Work done on documents: For the majority of the Defendants, the work on documents was the lion’s share of the fees claimed and were considered by the Court to be remarkably high. The time charged for witness evidence was considered to be excessive; and furthermore, given the seniority of the fee earners involved, was considered to be unreasonable and disproportionate. Further criticism was made of considerable reviews of work undertaken by counsel, leading to considerable reductions. The Court made it further clear that copying/printing bundles (including electronic) was not generally inter-partes recoverable, Practice Direction 47 para 5.22(5) being clear in this respect.
Foreign/additional lawyers’ fees and Work attributable to the case going forward : The costs of dealing with the application were deemed recoverable in principle; however, the costs of any general co-ordination (e.g. as to the substantive matter) were not . Similarly, any costs of the case going forward which would have been incurred in any event, regardless of the application, were non-recoverable.

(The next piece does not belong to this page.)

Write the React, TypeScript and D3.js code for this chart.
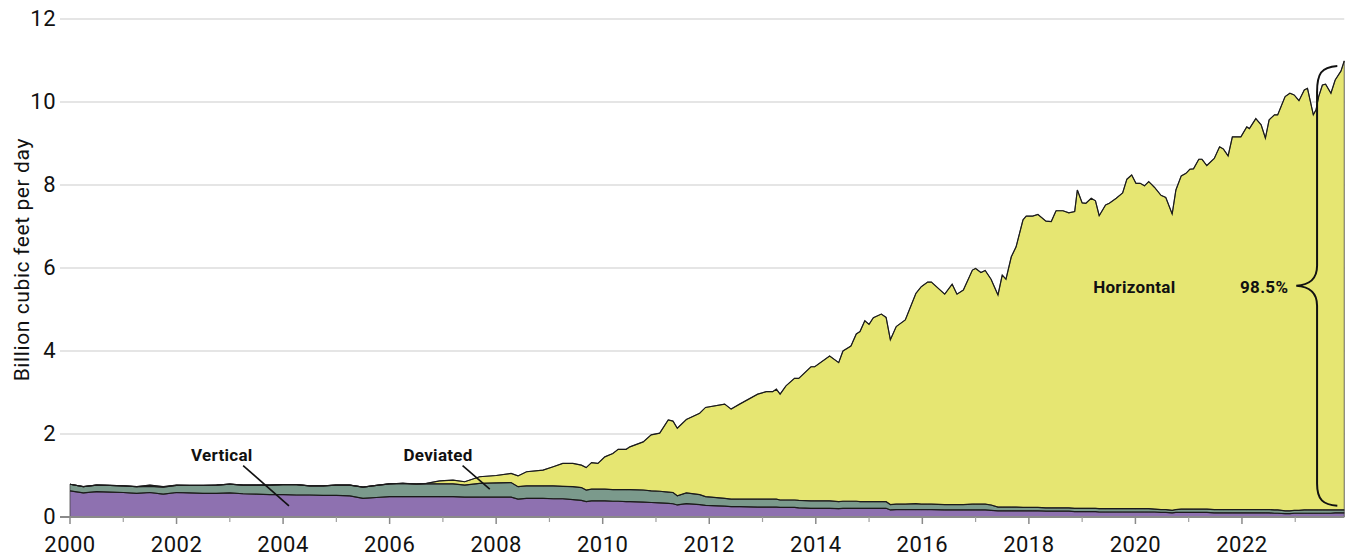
import {default as React, useEffect, useRef} from "react";
import * as d3 from "d3";

// sample dates (fractional years) shared by the three stacked series
const years = [
    2000.00, 2000.25, 2000.50, 2000.75, 2001.00, 2001.25, 2001.50, 2001.75, 2002.00, 2002.25,
    2002.50, 2002.75, 2003.00, 2003.25, 2003.50, 2003.75, 2004.00, 2004.25, 2004.50, 2004.75,
    2005.00, 2005.25, 2005.50, 2005.75, 2006.00, 2006.25, 2006.50, 2006.69, 2006.94, 2007.19,
    2007.41, 2007.69, 2008.00, 2008.28, 2008.41, 2008.57, 2008.88, 2009.07, 2009.25, 2009.44,
    2009.60, 2009.69, 2009.79, 2009.91, 2010.04, 2010.19, 2010.29, 2010.44, 2010.51, 2010.76,
    2010.91, 2011.07, 2011.23, 2011.32, 2011.40, 2011.57, 2011.82, 2011.93, 2012.29, 2012.41,
    2012.57, 2012.91, 2013.07, 2013.19, 2013.26, 2013.33, 2013.44, 2013.60, 2013.68, 2013.91,
    2013.98, 2014.26, 2014.43, 2014.51, 2014.66, 2014.76, 2014.83, 2014.92, 2015.00, 2015.08,
    2015.23, 2015.32, 2015.40, 2015.51, 2015.68, 2015.88, 2015.98, 2016.10, 2016.17, 2016.42,
    2016.56, 2016.65, 2016.77, 2016.94, 2017.00, 2017.10, 2017.18, 2017.29, 2017.42, 2017.50,
    2017.57, 2017.67, 2017.76, 2017.89, 2017.95, 2018.07, 2018.17, 2018.32, 2018.42, 2018.51,
    2018.64, 2018.75, 2018.86, 2018.91, 2019.00, 2019.07, 2019.17, 2019.25, 2019.32, 2019.44,
    2019.51, 2019.64, 2019.76, 2019.84, 2019.93, 2020.01, 2020.09, 2020.17, 2020.25, 2020.36,
    2020.48, 2020.57, 2020.69, 2020.76, 2020.86, 2020.95, 2021.02, 2021.09, 2021.19, 2021.25,
    2021.34, 2021.48, 2021.58, 2021.65, 2021.74, 2021.82, 2021.98, 2022.09, 2022.14, 2022.26,
    2022.36, 2022.44, 2022.51, 2022.61, 2022.67, 2022.81, 2022.90, 2022.98, 2023.07, 2023.17,
    2023.23, 2023.34, 2023.39, 2023.44, 2023.51, 2023.57, 2023.67, 2023.75, 2023.86, 2023.92
];

// billion cubic feet per day
const vertical = [
    .63, .58, .61, .60, .59, .57, .59, .55, .59, .58,
    .57, .57, .58, .56, .55, .54, .54, .53, .53, .52,
    .52, .51, .45, .47, .49, .49, .49, .49, .49, .49,
    .48, .48, .48, .48, .43, .45, .45, .44, .44, .42,
    .40, .37, .39, .39, .39, .38, .38, .37, .37, .36,
    .35, .34, .33, .32, .29, .32, .30, .28, .26, .25,
    .25, .24, .24, .24, .24, .23, .23, .23, .22, .21,
    .21, .21, .20, .21, .21, .21, .21, .21, .21, .21,
    .21, .21, .17, .18, .18, .18, .18, .18, .18, .17,
    .17, .17, .17, .17, .17, .17, .17, .16, .15, .15,
    .15, .15, .15, .15, .15, .15, .15, .14, .14, .14,
    .14, .14, .13, .13, .13, .13, .13, .13, .12, .12,
    .12, .12, .12, .12, .12, .12, .12, .12, .12, .12,
    .11, .11, .10, .11, .11, .11, .11, .11, .11, .11,
    .11, .10, .10, .10, .10, .10, .10, .10, .10, .10,
    .10, .10, .10, .09, .09, .08, .08, .09, .09, .09,
    .09, .09, .09, .09, .09, .09, .09, .10, .10, .10
];

const deviated = [
    .16, .15, .16, .16, .16, .16, .15, .17, .17, .18,
    .19, .20, .21, .21, .22, .23, .24, .25, .22, .23,
    .25, .26, .27, .29, .31, .32, .30, .31, .31, .31,
    .29, .33, .34, .35, .30, .30, .30, .31, .30, .31,
    .31, .28, .28, .28, .28, .28, .28, .29, .29, .29,
    .28, .28, .27, .27, .22, .26, .24, .21, .19, .18,
    .18, .19, .19, .19, .19, .18, .18, .18, .18, .18,
    .18, .18, .17, .17, .17, .17, .16, .16, .16, .16,
    .16, .16, .13, .13, .13, .14, .13, .13, .13, .13,
    .13, .13, .13, .14, .14, .14, .14, .13, .09, .09,
    .09, .09, .09, .08, .08, .08, .08, .08, .08, .08,
    .08, .08, .08, .08, .08, .08, .08, .08, .08, .08,
    .08, .08, .08, .08, .08, .08, .08, .08, .08, .07,
    .07, .07, .06, .07, .08, .08, .08, .08, .08, .08,
    .08, .08, .08, .08, .08, .08, .08, .08, .08, .08,
    .08, .08, .08, .08, .08, .07, .07, .07, .07, .08,
    .08, .08, .08, .08, .08, .08, .08, .07, .07, .07
];

const horizontal = [
    0, 0, 0, 0, 0, 0, .03, .01, .01, 0,
    0, 0, 0, 0, 0, 0, 0, 0, 0, 0,
    0, 0, 0, 0, 0, 0, .01, .01, .07, .09,
    .08, .16, .18, .22, .26, .34, .38, .46, .55, .56,
    .54, .54, .64, .62, .78, .87, .97, .97, 1.03, 1.16,
    1.35, 1.40, 1.74, 1.72, 1.63, 1.77, 1.96, 2.15, 2.27, 2.17,
    2.29, 2.53, 2.59, 2.59, 2.65, 2.55, 2.75, 2.93, 2.94, 3.23,
    3.23, 3.49, 3.35, 3.62, 3.74, 4.03, 4.10, 4.36, 4.27, 4.43,
    4.52, 4.44, 3.97, 4.28, 4.44, 5.07, 5.24, 5.35, 5.35, 5.07,
    5.31, 5.07, 5.17, 5.64, 5.68, 5.58, 5.63, 5.44, 5.11, 5.59,
    5.49, 6.03, 6.27, 6.93, 7.02, 7.02, 7.06, 6.91, 6.90, 7.16,
    7.16, 7.11, 7.15, 7.67, 7.36, 7.35, 7.47, 7.41, 7.06, 7.32,
    7.36, 7.48, 7.61, 7.94, 8.04, 7.84, 7.84, 7.78, 7.88, 7.75,
    7.57, 7.52, 7.14, 7.70, 8.03, 8.09, 8.19, 8.20, 8.43, 8.43,
    8.28, 8.46, 8.74, 8.69, 8.52, 8.98, 8.98, 9.22, 9.18, 9.42,
    9.27, 8.95, 9.39, 9.52, 9.52, 9.98, 10.06, 10.01, 9.87, 10.12,
    10.16, 9.52, 9.64, 9.96, 10.24, 10.26, 10.04, 10.36, 10.58, 10.82
];

const seriesKeys = ["vertical", "deviated", "horizontal"];
const seriesColors = ["#8e71b0", "#7b9a8c", "#e6e672"];
const yTicks = [0, 2, 4, 6, 8, 10, 12];
const xMajorTicks = [2000, 2002, 2004, 2006, 2008, 2010, 2012, 2014, 2016, 2018, 2020, 2022];
const xMinorTicks = [2001, 2003, 2005, 2007, 2009, 2011, 2013, 2015, 2017, 2019, 2021, 2023];
const horizontalShare = "98.5%";

const width = 1350;
const height = 558;
const margin = {
    top: 19,
    bottom: 41,
    left: 70,
    right: 1.5
};
const font = "Roboto, 'DejaVu Sans', sans-serif";

export default function App() {

    const containerRef = useRef<SVGSVGElement>(null);

    useEffect(
        () => {
            updatePlot();
        },
        []
    );

    function updatePlot() {
        const svg = d3.select(containerRef.current);
        svg.selectAll("*").remove();

        const rows = years.map((yr, i) => ({
            year: yr,
            vertical: vertical[i],
            deviated: deviated[i],
            horizontal: horizontal[i]
        }));
        const stacked = d3.stack<any>().keys(seriesKeys)(rows);

        const xScale = d3.scaleLinear()
            .domain([2000, 2024])
            .range([margin.left, width - margin.right]);

        const yScale = d3.scaleLinear()
            .domain([0, 12])
            .range([height - margin.bottom, margin.top]);

        const xEnd = xScale(years[years.length - 1]);

        // gridlines
        svg.append("g")
            .selectAll("line")
            .data(yTicks.filter(t => t > 0))
            .join("line")
            .attr("x1", margin.left - 10)
            .attr("x2", xEnd)
            .attr("y1", d => yScale(d))
            .attr("y2", d => yScale(d))
            .attr("stroke", "#dcdcdc")
            .attr("stroke-width", 1.5);

        // y tick labels
        svg.append("g")
            .selectAll("text")
            .data(yTicks)
            .join("text")
            .attr("x", 56)
            .attr("y", d => yScale(d))
            .attr("dy", "0.3em")
            .attr("text-anchor", "end")
            .attr("font-family", font)
            .attr("font-size", 22)
            .attr("letter-spacing", 0.5)
            .attr("fill", "#111")
            .text(d => d);

        const area = d3.area<any>()
            .x(d => xScale(d.data.year))
            .y0(d => yScale(d[0]))
            .y1(d => yScale(d[1]));

        svg.append("g")
            .selectAll("path")
            .data(stacked)
            .join("path")
            .attr("d", d => area(d))
            .attr("fill", (d, i) => seriesColors[i])
            .attr("stroke", "#444")
            .attr("stroke-width", 0.8);

        const topLine = d3.line<any>()
            .x(d => xScale(d.data.year))
            .y(d => yScale(d[1]));

        svg.append("g")
            .selectAll("path")
            .data(stacked)
            .join("path")
            .attr("d", d => topLine(d))
            .attr("fill", "none")
            .attr("stroke", "#1a1a1a")
            .attr("stroke-width", 1.2);

        // x axis
        const axisY = yScale(0);
        svg.append("line")
            .attr("x1", margin.left - 10)
            .attr("x2", xEnd)
            .attr("y1", axisY)
            .attr("y2", axisY)
            .attr("stroke", "#8a8a8a")
            .attr("stroke-width", 2);

        svg.append("g")
            .selectAll("line")
            .data(xMajorTicks)
            .join("line")
            .attr("x1", d => xScale(d))
            .attr("x2", d => xScale(d))
            .attr("y1", axisY)
            .attr("y2", axisY + 7)
            .attr("stroke", "#8a8a8a")
            .attr("stroke-width", 1.5);

        svg.append("g")
            .selectAll("line")
            .data(xMinorTicks)
            .join("line")
            .attr("x1", d => xScale(d))
            .attr("x2", d => xScale(d))
            .attr("y1", axisY)
            .attr("y2", axisY + 5)
            .attr("stroke", "#a0a0a0")
            .attr("stroke-width", 1.2);

        svg.append("g")
            .selectAll("text")
            .data(xMajorTicks)
            .join("text")
            .attr("x", d => xScale(d))
            .attr("y", 552)
            .attr("text-anchor", "middle")
            .attr("font-family", font)
            .attr("font-size", 22)
            .attr("letter-spacing", 0.5)
            .attr("fill", "#111")
            .text(d => d);

        // y axis title
        svg.append("text")
            .attr("transform", `translate(29, ${yScale(6.2)}) rotate(-90)`)
            .attr("text-anchor", "middle")
            .attr("font-family", font)
            .attr("font-size", 21)
            .attr("letter-spacing", 0.6)
            .attr("fill", "#111")
            .text("Billion cubic feet per day");

        // annotations
        const label = (txt: string, x: number, y: number, anchor: string) =>
            svg.append("text")
                .attr("x", x)
                .attr("y", y)
                .attr("text-anchor", anchor)
                .attr("font-family", font)
                .attr("font-size", 17)
                .attr("font-weight", "bold")
                .attr("letter-spacing", 0.3)
                .attr("fill", "#111")
                .text(txt);

        const leader = (x1: number, y1: number, x2: number, y2: number) =>
            svg.append("line")
                .attr("x1", xScale(x1)).attr("y1", yScale(y1))
                .attr("x2", xScale(x2)).attr("y2", yScale(y2))
                .attr("stroke", "#111")
                .attr("stroke-width", 1.6);

        label("Vertical", xScale(2002.85), yScale(1.35), "middle");
        leader(2003.25, 1.24, 2004.11, 0.27);

        label("Deviated", xScale(2006.91), yScale(1.35), "middle");
        leader(2007.37, 1.24, 2007.88, 0.67);

        label("Horizontal", xScale(2019.98), yScale(5.4), "middle");
        label(horizontalShare, xScale(2022.87), yScale(5.4), "end");

        // curly brace spanning the horizontal share at the latest month
        const bx = xScale(2023.41);
        const tipX = xScale(2023.02);
        const endX = xScale(2023.79);
        const yTop = yScale(10.87);
        const yBot = yScale(0.27);
        const yMid = yScale(5.57);
        const bracePath = d3.path();
        bracePath.moveTo(endX, yTop);
        bracePath.bezierCurveTo(bx + 4, yTop + 1, bx, yTop + 8, bx, yTop + 26);
        bracePath.lineTo(bx, yMid - 20);
        bracePath.bezierCurveTo(bx, yMid - 6, bx - 8, yMid - 1, tipX, yMid);
        bracePath.bezierCurveTo(bx - 8, yMid + 1, bx, yMid + 6, bx, yMid + 20);
        bracePath.lineTo(bx, yBot - 22);
        bracePath.bezierCurveTo(bx, yBot - 6, bx + 6, yBot - 1, endX, yBot);

        svg.append("path")
            .attr("d", bracePath.toString())
            .attr("fill", "none")
            .attr("stroke", "#111")
            .attr("stroke-width", 2);
    }

    return (
        <svg
            width={width}
            height={height}
            style={{position: "absolute", left: 0, top: 0, backgroundColor: "white", display: "block"}}
            ref={containerRef}
        />
    );
}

The Court reduced the Defendant’s costs to £740,000  in relation to the 1-day application hearing. Whilst considered to be exceptionally high, a final further reduction on the grounds of proportionality was not necessary. It is of interest to note that the Court, whilst undertaking the assessment, had borne proportionality in mind, demonstrating the inextricable nature of reasonableness/necessity/proportionality and highlighting the artificiality of the reasonableness/necessity first, proportionality second, approach.
Is £740,000 a high figure? Absolutely. Are the costs incurred proportionate and do they bear a reasonable relationship to the facts? Possibly. I think that the lasting message of the decision in Ryder Ltd and Another ultimately, should be that, proportionality and individual case facts reign supreme – this was a serious and considerable application in relation to a heavy and complex case and it therefore unsurprising that such a level of costs were incurred. However, an assessment of costs in the region of 50% is still a considerable reduction, perhaps reflecting the reality that Rolls Royce costs are not, in fact, recoverable by truck manufacturers inter-partes.